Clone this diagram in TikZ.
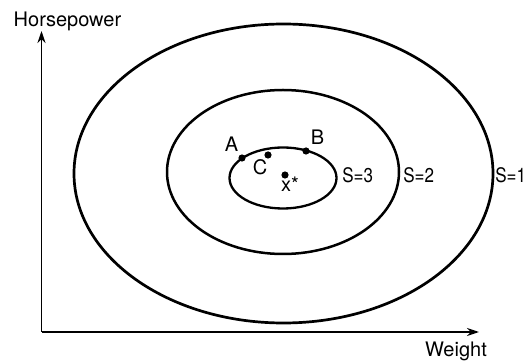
\documentclass[tikz,border=0pt]{standalone}
\usepackage{fontspec}
\usepackage{graphicx}
\setmainfont{TeX Gyre Heros}
\usetikzlibrary{arrows.meta}
\newcommand{\slab}[1]{\scalebox{0.85}[1]{#1}}
\begin{document}
\begin{tikzpicture}[x=0.5pt, y=-0.5pt,
    dot/.style={circle, fill, inner sep=0pt, minimum size=3.6pt},
    lbl/.style={anchor=base, inner sep=0pt}]
    \useasboundingbox (0,0) rectangle (525,363);

    %axis
    \coordinate (origin) at (41.5,332);
    \coordinate (hptop) at (41.5,31);
    \coordinate (wtend) at (479,332);
    \draw[line width=0.85pt, -{Stealth[length=6pt, width=4pt]}] (origin) -- (hptop);
    \draw[line width=0.85pt, -{Stealth[length=6pt, width=4pt]}] (origin) -- (wtend);
    \node[lbl] (hplabel) at (67.5,27) {Horsepower};
    \node[lbl] (wtlabel) at (456,357) {Weight};

    %contours
    \draw[line width=1.35pt] (283.5,173.5) ellipse [x radius=209.5, y radius=149.5];
    \draw[line width=1.25pt] (283,172) ellipse [x radius=116, y radius=82];
    \draw[line width=1.15pt] (283,178) ellipse [x radius=53.5, y radius=30.5];
    \node[lbl, anchor=base west] (s3) at (342,183) {\slab{S=3}};
    \node[lbl, anchor=base west] (s2) at (403,183) {\slab{S=2}};
    \node[lbl, anchor=base west] (s1) at (495,183) {\slab{S=1}};

    %points
    \node[dot] (ptA) at (242,158) {};
    \node[dot] (ptB) at (306,151) {};
    \node[dot] (ptC) at (268,155) {};
    \node[dot] (ptX) at (285,175) {};
    \node[lbl] (labA) at (231.5,152) {A};
    \node[lbl] (labB) at (317.5,145) {B};
    \node[lbl] (labC) at (260,175) {C};
    \node[lbl] (labX) at (290,192) {x*};
\end{tikzpicture}
\end{document}
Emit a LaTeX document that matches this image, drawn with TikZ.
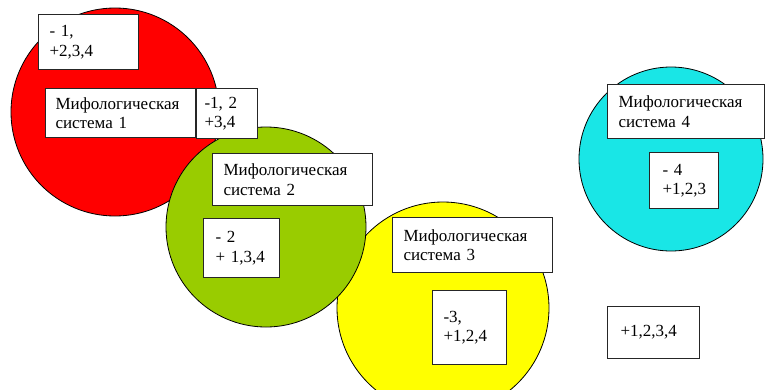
\documentclass[tikz,border=0pt]{standalone}
\usepackage{fontspec}
\newfontfamily\serifru{Liberation Serif}
\usepackage{tikz}
\usetikzlibrary{positioning}
\definecolor{mred}{RGB}{255,0,0}
\definecolor{mgreen}{RGB}{153,204,0}
\definecolor{myellow}{RGB}{255,255,0}
\definecolor{mcyan}{RGB}{25,230,230}
\tikzset{
    krug/.style={circle, draw=black, line width=0.8pt, inner sep=0pt},
    ramka/.style={rectangle, draw=black!85, fill=white, line width=1.1pt, anchor=north west,
      align=left, inner xsep=11pt, inner ysep=0pt,
      font=\serifru\fontsize{17}{19.5}\selectfont}
}

\begin{document}
\begin{tikzpicture}[x=1pt, y=-1pt]
  \clip (0,0) rectangle (771,389);
  \useasboundingbox (0,0) rectangle (771,389);

  % circles
  \node[krug, fill=mred,    minimum size=208pt] (k1) at (115,112) {};
  \node[krug, fill=myellow, minimum size=212pt] (k3) at (443,308) {};
  \node[krug, fill=mgreen,  minimum size=200pt] (k2) at (266,227) {};
  \node[krug, fill=mcyan,   minimum size=184pt] (k4) at (671,159) {};

  % labels
  \node[ramka, text width=78pt,  minimum height=55pt] (b1)  at (38,14)  {- 1,\\+2,3,4};
  \node[ramka, text width=130pt, minimum height=49pt, inner xsep=10pt] (s1)  at (45,88)  {Мифологическая\\система 1};
  \node[ramka, text width=45pt,  minimum height=50pt, inner xsep=8pt] (b12) at (196,88) {-1, 2\\+3,4};
  \node[ramka, text width=138pt, minimum height=52pt] (s2)  at (212,153) {Мифологическая\\система 2};
  \node[ramka, text width=52pt,  minimum height=59pt, inner xsep=12pt] (b2)  at (203,218) {- 2\\+ 1,3,4};
  \node[ramka, text width=138pt, minimum height=55pt] (s3)  at (392,217) {Мифологическая\\система 3};
  \node[ramka, text width=52pt,  minimum height=74pt] (b3)  at (432,290) {-3,\\+1,2,4};
  \node[ramka, text width=135pt, minimum height=54pt] (s4)  at (607,84)  {Мифологическая\\система 4};
  \node[ramka, text width=43pt,  minimum height=56pt, inner xsep=13pt] (b4) at (649,152) {- 4\\+1,2,3};
  \node[ramka, text width=66pt,  minimum height=52pt, inner xsep=13pt] (b0) at (607,306) {+1,2,3,4};
\end{tikzpicture}
\end{document}
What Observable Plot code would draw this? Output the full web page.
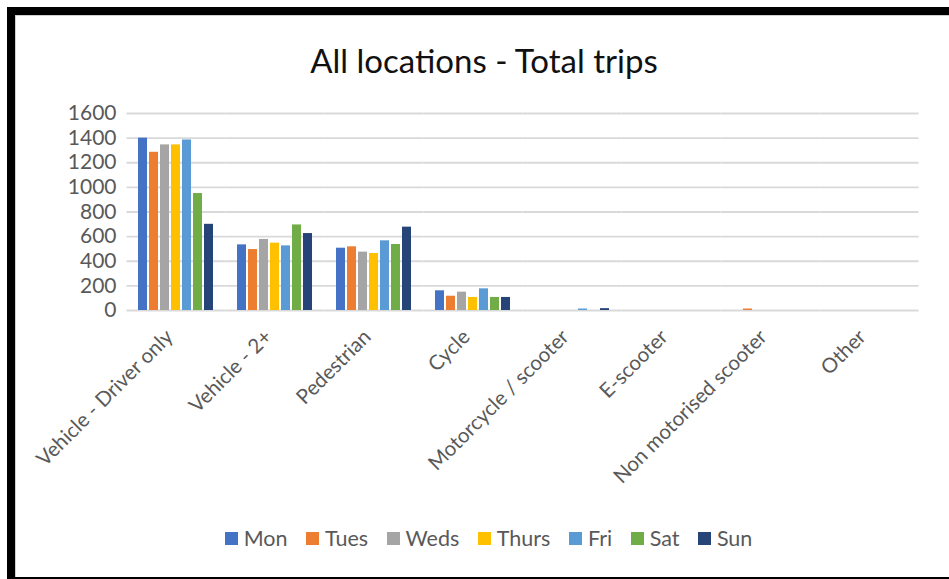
<!DOCTYPE html>
<html>
<head>
<meta charset="utf-8">
<script src="https://cdn.jsdelivr.net/npm/d3@7"></script>
<script src="https://cdn.jsdelivr.net/npm/@observablehq/plot@0.6"></script>
<style>
  html, body { margin: 0; padding: 0; background: #fff; overflow: hidden; }
  body { width: 949px; height: 579px; position: relative; font-family: "Lato", "Open Sans", sans-serif; }
  #frame {
    position: absolute; left: 7px; top: 7px; width: 960px; height: 562px;
    border: 8px solid #000; box-shadow: inset 1px 1px 0 #cfcfcf; pointer-events: none; z-index: 5;
  }
  #title {
    position: absolute; left: 0; top: 39px; width: 968px; text-align: center;
    font-size: 33px; color: #111; line-height: 42px;
  }
  #chart { position: absolute; left: 0; top: 0; }
  #legend {
    position: absolute; left: 0; top: 525px; width: 977px;
    display: flex; justify-content: center; align-items: center;
    font-size: 21.5px; color: #595959; line-height: 26px;
  }
  #legend .item { display: flex; align-items: center; margin: 0 9.25px; }
  #legend .sw { width: 13px; height: 13px; margin-right: 6px; }
</style>
</head>
<body>
<div id="frame"></div>
<div id="title">All locations - Total trips</div>
<div id="chart"></div>
<div id="legend"></div>
<script>
// Travel modes along the category axis
const modes = [
  "Vehicle - Driver only", "Vehicle - 2+", "Pedestrian", "Cycle",
  "Motorcycle / scooter", "E-scooter", "Non motorised scooter", "Other"
];
const days = ["Mon", "Tues", "Weds", "Thurs", "Fri", "Sat", "Sun"];
const dayColors = ["#4472C4", "#ED7D31", "#A5A5A5", "#FFC000", "#5B9BD5", "#70AD47", "#264478"];

// Total trips per mode, one array per day (same order as modes)
const mon   = [1400, 533, 506, 160, 0, 0, 0, 0];
const tues  = [1285, 495, 517, 116, 0, 0, 12, 0];
const weds  = [1345, 577, 474, 149, 0, 0, 0, 0];
const thurs = [1345, 547, 463, 106, 0, 0, 0, 0];
const fri   = [1385, 525, 566, 176, 12, 0, 0, 0];
const sat   = [950, 695, 536, 106, 0, 0, 0, 0];
const sun   = [700, 625, 677, 106, 15, 0, 0, 0];

const yTicks = [0, 200, 400, 600, 800, 1000, 1200, 1400, 1600];

const series = [mon, tues, weds, thurs, fri, sat, sun];
const rows = [];
modes.forEach((mode, i) => {
  days.forEach((day, j) => rows.push({mode, day, value: series[j][i]}));
});

const chart = Plot.plot({
  width: 949,
  height: 500,
  marginLeft: 123,
  marginRight: 27,
  marginTop: 113,
  marginBottom: 190,
  style: {background: "transparent", fontFamily: "Lato, 'Open Sans', sans-serif"},
  fx: {domain: modes, paddingInner: 0.21, paddingOuter: 0.105, label: null},
  x: {domain: days, paddingInner: 0.18, paddingOuter: 0, axis: null},
  y: {domain: [0, 1600], label: null},
  color: {domain: days, range: dayColors},
  marks: [
    Plot.ruleY(yTicks, {stroke: "#d9d9d9", strokeWidth: 1.8, insetLeft: -10.5, insetRight: -10.5}),
    Plot.barY(rows, {fx: "mode", x: "day", y: "value", fill: "day"}),
    Plot.axisY({ticks: yTicks, tickFormat: d => String(d), tickSize: 0, tickPadding: 21, fontSize: 21, color: "#595959", label: null}),
    Plot.axisFx({anchor: "bottom", tickRotate: -45, tickSize: 0, tickPadding: 17, dx: -7, dy: 6, fontSize: 20.5, color: "#595959", label: null})
  ]
});
document.getElementById("chart").appendChild(chart);

// Legend row
const legend = document.getElementById("legend");
days.forEach((d, i) => {
  const item = document.createElement("div");
  item.className = "item";
  const sw = document.createElement("span");
  sw.className = "sw";
  sw.style.background = dayColors[i];
  const label = document.createElement("span");
  label.textContent = d;
  item.appendChild(sw);
  item.appendChild(label);
  legend.appendChild(item);
});
</script>
</body>
</html>
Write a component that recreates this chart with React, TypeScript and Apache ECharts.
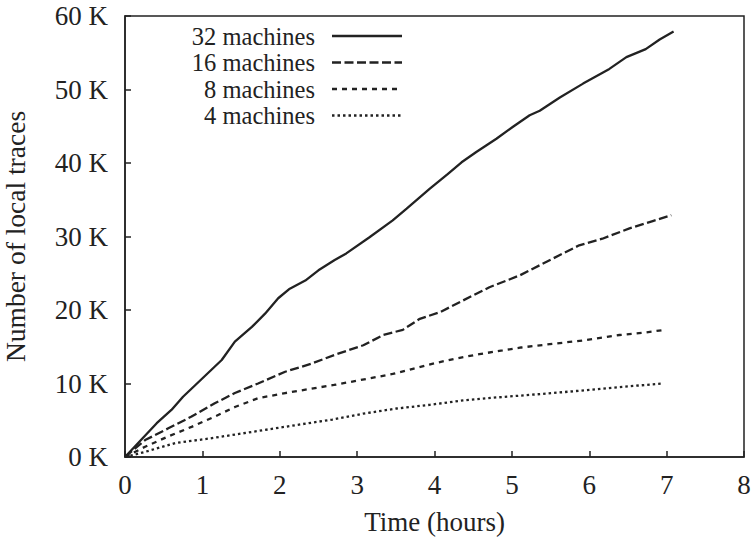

* [Work to be completed] Keep the images out of the copy. Repeat word for word only the lines from the one containing "Emit a LaTeX" through the one containing "minimum size=184pt] (k4)", both ends included.

* [Correct response]
Emit a LaTeX document that matches this image, drawn with TikZ.
\documentclass[tikz,border=0pt]{standalone}
\usepackage{fontspec}
\newfontfamily\serifru{Liberation Serif}
\usepackage{tikz}
\usetikzlibrary{positioning}
\definecolor{mred}{RGB}{255,0,0}
\definecolor{mgreen}{RGB}{153,204,0}
\definecolor{myellow}{RGB}{255,255,0}
\definecolor{mcyan}{RGB}{25,230,230}
\tikzset{
    krug/.style={circle, draw=black, line width=0.8pt, inner sep=0pt},
    ramka/.style={rectangle, draw=black!85, fill=white, line width=1.1pt, anchor=north west,
      align=left, inner xsep=11pt, inner ysep=0pt,
      font=\serifru\fontsize{17}{19.5}\selectfont}
}

\begin{document}
\begin{tikzpicture}[x=1pt, y=-1pt]
  \clip (0,0) rectangle (771,389);
  \useasboundingbox (0,0) rectangle (771,389);

  % circles
  \node[krug, fill=mred,    minimum size=208pt] (k1) at (115,112) {};
  \node[krug, fill=myellow, minimum size=212pt] (k3) at (443,308) {};
  \node[krug, fill=mgreen,  minimum size=200pt] (k2) at (266,227) {};
  \node[krug, fill=mcyan,   minimum size=184pt] (k4) at (671,159) {};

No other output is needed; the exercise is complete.